Daniel Lemire's blog

, 1 min read

Multicore programming? Yawn!

It looks like Intel is trying to push parallel programming. No doubt many colleges are going to keep surfing on the parallel-programming hype — to predict a new surge of interest in Computer Science. Alas, there is no upcoming multicore revolution in computer programming.

  • For a large fraction of enterprise problems, the bottleneck is at the database level. The ubiquity of Web servers and distributed databases (see CouchDB) imply that many such problems are already parallelized. Database techniques like partitioning have been around for years to help you parallelize your databases. This blog runs on a server with several processors, and it has done so for years. Nothing new on the horizon.
  • MapReduce and Hadoop help you parallelize many of the remaining hard data processing problems without having to mess with threads, locking and synchronization.
  • Many hard problems are memory-bound: they are hard because all of the data does not fit in memory. If your problem is memory-bound or IO-bound, throwing more processing cores at it may not help at all.
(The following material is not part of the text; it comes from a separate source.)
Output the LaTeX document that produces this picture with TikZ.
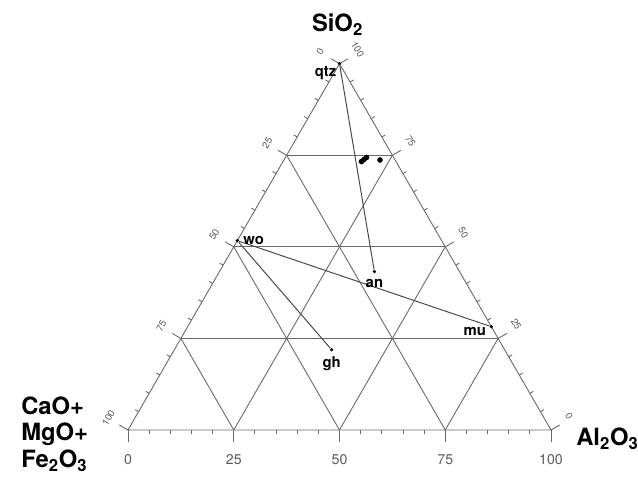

I have stated for a couple of years that storage, not processing power, is changing Information Technology. What is most amazing is our ability to record almost every single bit of information, and never have to delete or forget anything. On this topic, see my posts One More Step Toward Infinite Storage, Solid-state drives: when external memory becomes as fast as internal memory and What is infinite storage?

The truth is that we are not very good at dealing with large quantities of data. Anyone knows what to do when handed 50 terabytes of raw data? Few of us have the required skills to manage and leverage extremely large databases. Those will be the valuable skills in the future.